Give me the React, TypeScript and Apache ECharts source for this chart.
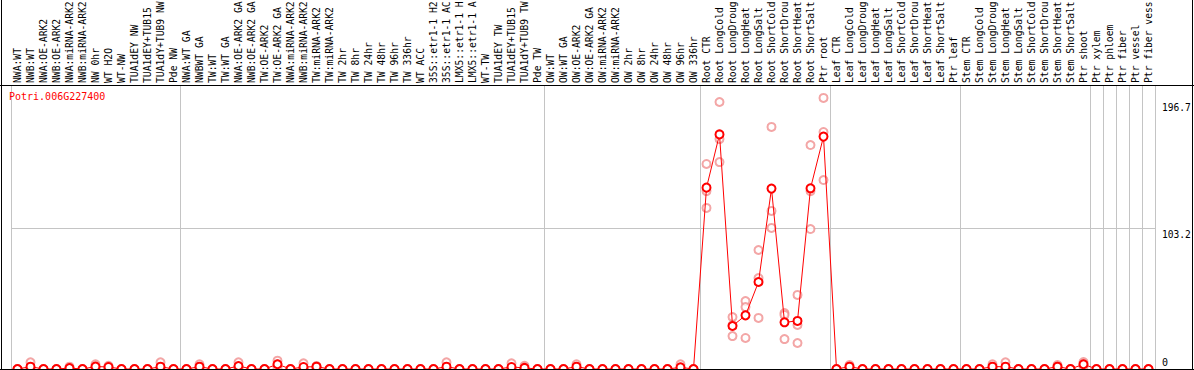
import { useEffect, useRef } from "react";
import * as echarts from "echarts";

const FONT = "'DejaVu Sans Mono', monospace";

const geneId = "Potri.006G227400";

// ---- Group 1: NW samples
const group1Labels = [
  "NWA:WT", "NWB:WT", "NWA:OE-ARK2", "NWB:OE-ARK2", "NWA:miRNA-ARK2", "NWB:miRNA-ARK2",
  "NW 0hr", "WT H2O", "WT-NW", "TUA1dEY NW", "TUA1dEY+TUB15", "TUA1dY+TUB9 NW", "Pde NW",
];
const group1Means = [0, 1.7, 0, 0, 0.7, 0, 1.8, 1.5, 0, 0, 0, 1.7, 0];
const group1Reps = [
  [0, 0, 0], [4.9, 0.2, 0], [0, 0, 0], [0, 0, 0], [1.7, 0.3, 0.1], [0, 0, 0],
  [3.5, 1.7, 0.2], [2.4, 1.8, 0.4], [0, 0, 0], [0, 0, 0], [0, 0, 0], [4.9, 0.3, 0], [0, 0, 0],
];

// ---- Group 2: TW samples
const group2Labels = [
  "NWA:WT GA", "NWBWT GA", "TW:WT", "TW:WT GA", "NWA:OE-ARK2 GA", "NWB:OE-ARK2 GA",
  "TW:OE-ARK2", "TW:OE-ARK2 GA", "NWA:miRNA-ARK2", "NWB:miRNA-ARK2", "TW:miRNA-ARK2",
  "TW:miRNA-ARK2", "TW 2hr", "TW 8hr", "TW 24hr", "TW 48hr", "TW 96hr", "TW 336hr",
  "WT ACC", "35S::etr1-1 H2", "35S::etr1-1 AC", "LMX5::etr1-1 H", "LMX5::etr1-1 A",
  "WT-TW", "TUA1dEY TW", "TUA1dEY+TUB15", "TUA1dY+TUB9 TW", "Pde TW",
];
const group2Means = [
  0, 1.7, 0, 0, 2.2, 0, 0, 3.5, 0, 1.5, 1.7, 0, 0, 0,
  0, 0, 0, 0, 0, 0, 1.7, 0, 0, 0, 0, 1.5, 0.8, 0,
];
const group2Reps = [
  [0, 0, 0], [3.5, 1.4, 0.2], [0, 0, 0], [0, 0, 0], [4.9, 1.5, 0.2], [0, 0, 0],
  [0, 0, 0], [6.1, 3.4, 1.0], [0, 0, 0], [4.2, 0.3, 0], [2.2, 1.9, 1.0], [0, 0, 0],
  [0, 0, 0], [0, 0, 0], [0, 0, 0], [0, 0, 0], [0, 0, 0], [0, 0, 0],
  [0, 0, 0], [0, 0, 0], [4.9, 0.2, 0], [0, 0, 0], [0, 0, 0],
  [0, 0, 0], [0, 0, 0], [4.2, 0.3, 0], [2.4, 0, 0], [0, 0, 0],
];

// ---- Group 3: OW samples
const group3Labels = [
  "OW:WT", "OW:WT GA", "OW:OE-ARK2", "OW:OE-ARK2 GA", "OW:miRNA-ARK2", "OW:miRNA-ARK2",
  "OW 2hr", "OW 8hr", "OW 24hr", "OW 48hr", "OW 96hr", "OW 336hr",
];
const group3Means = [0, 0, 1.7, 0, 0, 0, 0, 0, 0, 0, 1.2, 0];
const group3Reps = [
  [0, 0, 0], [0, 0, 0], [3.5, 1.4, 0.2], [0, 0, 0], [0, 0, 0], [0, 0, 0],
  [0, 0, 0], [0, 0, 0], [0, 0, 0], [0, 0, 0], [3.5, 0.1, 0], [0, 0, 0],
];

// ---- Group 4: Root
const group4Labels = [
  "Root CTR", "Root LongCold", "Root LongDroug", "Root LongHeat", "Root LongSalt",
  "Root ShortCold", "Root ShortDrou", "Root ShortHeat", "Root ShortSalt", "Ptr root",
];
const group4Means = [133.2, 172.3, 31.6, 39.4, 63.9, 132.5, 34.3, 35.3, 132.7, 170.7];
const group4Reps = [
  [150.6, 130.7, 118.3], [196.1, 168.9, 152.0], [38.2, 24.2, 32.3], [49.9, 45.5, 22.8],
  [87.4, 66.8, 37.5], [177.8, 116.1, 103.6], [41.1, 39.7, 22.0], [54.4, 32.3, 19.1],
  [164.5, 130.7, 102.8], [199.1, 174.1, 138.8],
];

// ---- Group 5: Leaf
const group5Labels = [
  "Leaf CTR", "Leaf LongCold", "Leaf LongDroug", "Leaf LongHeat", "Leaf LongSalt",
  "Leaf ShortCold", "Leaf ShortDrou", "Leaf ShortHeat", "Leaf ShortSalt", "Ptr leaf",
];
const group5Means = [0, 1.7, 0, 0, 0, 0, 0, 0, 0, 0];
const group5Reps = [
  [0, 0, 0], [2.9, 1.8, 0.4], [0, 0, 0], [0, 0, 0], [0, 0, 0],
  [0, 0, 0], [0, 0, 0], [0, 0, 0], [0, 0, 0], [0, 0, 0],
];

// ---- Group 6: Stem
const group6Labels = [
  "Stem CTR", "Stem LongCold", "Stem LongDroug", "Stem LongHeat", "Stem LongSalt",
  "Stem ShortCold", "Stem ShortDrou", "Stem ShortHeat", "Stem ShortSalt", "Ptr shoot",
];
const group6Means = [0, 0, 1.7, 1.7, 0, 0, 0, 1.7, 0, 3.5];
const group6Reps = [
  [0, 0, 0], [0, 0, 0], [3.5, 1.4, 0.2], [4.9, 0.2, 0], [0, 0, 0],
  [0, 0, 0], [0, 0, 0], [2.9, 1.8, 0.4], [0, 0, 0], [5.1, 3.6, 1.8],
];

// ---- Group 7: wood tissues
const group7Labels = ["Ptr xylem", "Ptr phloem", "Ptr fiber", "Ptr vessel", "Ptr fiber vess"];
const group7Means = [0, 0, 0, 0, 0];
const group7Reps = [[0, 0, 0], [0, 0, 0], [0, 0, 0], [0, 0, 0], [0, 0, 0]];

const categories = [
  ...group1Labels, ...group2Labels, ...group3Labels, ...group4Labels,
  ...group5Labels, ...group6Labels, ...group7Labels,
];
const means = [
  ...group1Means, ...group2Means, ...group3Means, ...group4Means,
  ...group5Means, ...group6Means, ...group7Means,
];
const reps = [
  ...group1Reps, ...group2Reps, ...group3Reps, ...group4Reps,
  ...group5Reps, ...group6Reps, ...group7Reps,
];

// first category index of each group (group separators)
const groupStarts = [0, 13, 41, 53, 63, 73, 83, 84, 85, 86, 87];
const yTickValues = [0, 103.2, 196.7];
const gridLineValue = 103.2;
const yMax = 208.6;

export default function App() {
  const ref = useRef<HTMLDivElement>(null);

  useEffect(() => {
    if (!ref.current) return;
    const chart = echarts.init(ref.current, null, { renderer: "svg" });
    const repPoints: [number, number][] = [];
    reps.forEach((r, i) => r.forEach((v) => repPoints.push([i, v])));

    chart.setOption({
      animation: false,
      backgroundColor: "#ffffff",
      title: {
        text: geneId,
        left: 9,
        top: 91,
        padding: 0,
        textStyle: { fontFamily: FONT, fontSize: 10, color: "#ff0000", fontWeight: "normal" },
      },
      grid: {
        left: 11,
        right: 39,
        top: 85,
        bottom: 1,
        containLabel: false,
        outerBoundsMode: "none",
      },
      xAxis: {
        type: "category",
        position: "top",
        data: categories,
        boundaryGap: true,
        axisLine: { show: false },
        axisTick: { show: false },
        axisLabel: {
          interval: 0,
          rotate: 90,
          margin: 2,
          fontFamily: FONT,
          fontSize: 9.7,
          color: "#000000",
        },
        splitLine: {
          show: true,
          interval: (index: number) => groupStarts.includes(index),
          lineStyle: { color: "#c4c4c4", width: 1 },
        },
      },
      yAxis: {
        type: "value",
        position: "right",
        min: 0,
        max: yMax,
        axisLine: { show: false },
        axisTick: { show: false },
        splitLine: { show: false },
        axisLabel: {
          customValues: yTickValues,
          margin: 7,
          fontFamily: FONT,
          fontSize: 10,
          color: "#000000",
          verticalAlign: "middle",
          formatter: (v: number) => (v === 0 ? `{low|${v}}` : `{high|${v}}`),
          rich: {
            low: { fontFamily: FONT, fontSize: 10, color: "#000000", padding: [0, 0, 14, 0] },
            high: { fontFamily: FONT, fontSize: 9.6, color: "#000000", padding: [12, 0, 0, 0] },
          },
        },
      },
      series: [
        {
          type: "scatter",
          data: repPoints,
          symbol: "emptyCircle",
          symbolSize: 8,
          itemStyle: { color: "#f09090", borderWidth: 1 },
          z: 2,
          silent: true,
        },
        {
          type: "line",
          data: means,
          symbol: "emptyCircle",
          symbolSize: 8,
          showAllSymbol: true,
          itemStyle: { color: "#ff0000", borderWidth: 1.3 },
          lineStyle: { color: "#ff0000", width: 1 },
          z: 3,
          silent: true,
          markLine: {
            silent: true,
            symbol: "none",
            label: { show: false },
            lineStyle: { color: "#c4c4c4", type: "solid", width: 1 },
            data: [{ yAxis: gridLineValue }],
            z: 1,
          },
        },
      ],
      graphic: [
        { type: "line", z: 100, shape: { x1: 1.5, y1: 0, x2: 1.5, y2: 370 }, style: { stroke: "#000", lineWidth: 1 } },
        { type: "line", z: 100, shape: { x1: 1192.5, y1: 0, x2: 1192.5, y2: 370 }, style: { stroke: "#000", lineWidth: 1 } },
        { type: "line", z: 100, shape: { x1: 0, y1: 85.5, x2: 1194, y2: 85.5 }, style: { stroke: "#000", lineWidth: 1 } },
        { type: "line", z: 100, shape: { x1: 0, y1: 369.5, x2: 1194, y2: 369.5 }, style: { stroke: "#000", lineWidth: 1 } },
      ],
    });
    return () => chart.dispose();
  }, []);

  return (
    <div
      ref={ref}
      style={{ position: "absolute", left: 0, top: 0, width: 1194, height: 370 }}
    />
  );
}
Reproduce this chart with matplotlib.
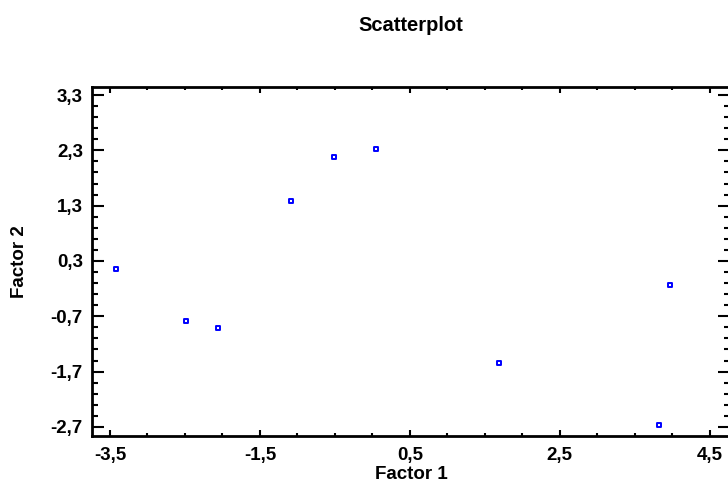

• Stated exercise
List every line in the records above that contains the word "this".

• The solution
Give me the React, TypeScript and Apache ECharts source for this chart.
Reproduce this chart with matplotlib.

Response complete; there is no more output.